The Samaritan woman doesn’t really pick up on this right away, likely not used to being treated with compassion. She calls out the social mores immediately – “Why do you, a Jewish man, ask for something to drink from me, a Samaritan woman?” The subtext that we don’t hear is – this ain’t how this works, dude. Your disciples have left to get you food, and men don’t open up conversations with women here at the well. It’s not how we do things. Then, when Jesus asks for water, she goes all Nicodemus on him, taking everything literally. She asks, where is your bucket? How are you going to get water without a bucket?
This setup, just like the setup with Nicodemus, is a chance for Jesus to say – yes, I know this is how you do things, but it isn’t how God does things. And in John’s Gospel, where Jesus is the most god-like, he asserts to her – I’m not here for the everyday stuff, for what you’re worried about. I’m here to quench a different thirst, to give you living water. To GIVE you living water. And the question that a first century audience would have immediately had is – why would he give her anything? She’s not worthy, she hasn’t earned it, she’s not even clean, or approved, or worthwhile. That’s how we do things…
And here’s this Jesus, welcoming a person who is so marginalized, so discounted in her culture…a person who is doubly, if not triply, shamed…a person who likely never thinks about anything but the water she needs for the day, for she is constantly told in hundreds of ways that she barely counts enough to survive. She has come to the well in the midday heat, avoiding the crowds for fear of the shaming interactions she has likely had so many times before. Going to the well was a necessity for her, something she had to do, not something she wanted to do, and to see this strange man standing there as she approached must surely have filled her not with comfort, but with dread. She came not not with a feeling of stability or confidence, but because she was thirsty and had to get the water to merely survive.
But then something unexpected happens. Jesus meets her at her vulnerability, going deeper with her instead of dealing her the rejection she is used to, telling her all the things that people use to shame and reject her and standing firm, with the same welcome, the same acceptance he would have for anyone else. He knowsher, the text says, he knows everything about her and offers her this acceptance, this gift of living water anyway.

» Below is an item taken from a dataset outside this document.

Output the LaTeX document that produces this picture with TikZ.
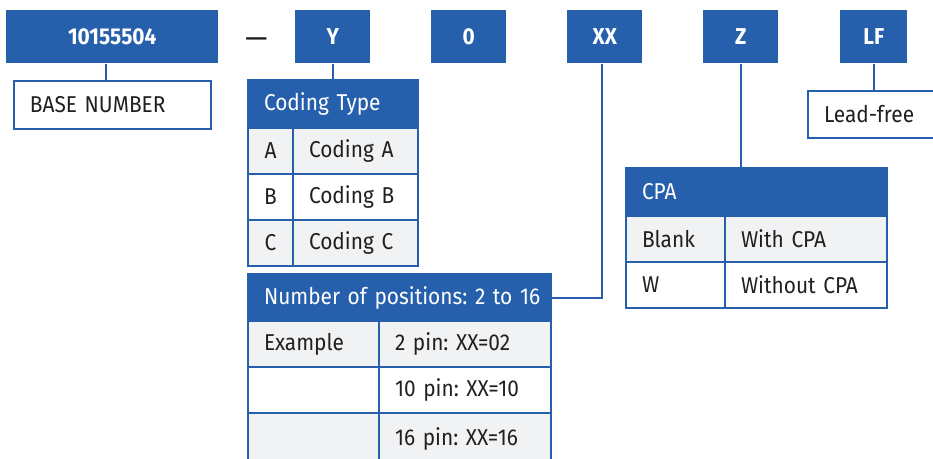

He does not treat her with the social customs of the day, he does not respond to the, “this is the way we do things” model. He treats her as a person, a person in need of more than just a drink…a person in need of the truth.

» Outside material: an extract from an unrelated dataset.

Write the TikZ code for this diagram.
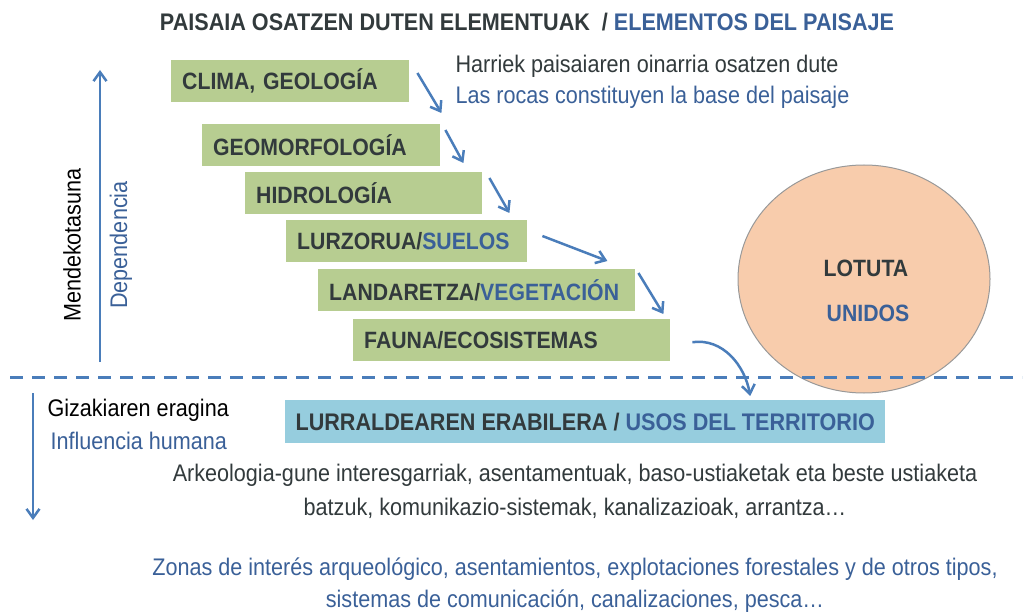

In John’s metaphorical language where Jesus is God enfleshed, we see a God of radical inclusiveness, a God who invites this woman, in the midst of her pain, just as God invites us…because God knows all of our wounds, all of our struggle. God meets us in that hot and dry place and gives us the cool water of God’s love – living water that quenches a thirst we sometimes don’t even know we have.
As we settle into new territory, uncertain about what things will look like tomorrow, much less next week, may we all trust in the God who meets us in our unstable places, giving us what we need beyond our material needs, filling our hearts with the hope of community and the peace of presence, reminding us that while “the way we do things” brings decisions that don’t always take into account the needs of all people, while we invite an atmosphere where a simple cough might bring stigma and rejection, while we deal with a healthcare system that has been driven more by profit than by people, there is something bigger than all of that, something that does not arrive because of a vote, or by the force of a declaration…something that does not operate the way that we have long operated, but calls us to a different path, ALL of us, reminding us of what lies at our very foundations, rooting us in the Love that will not let us go.
May God’s grace AND God’s peace be with us all…and may we be with one another in this time of trial.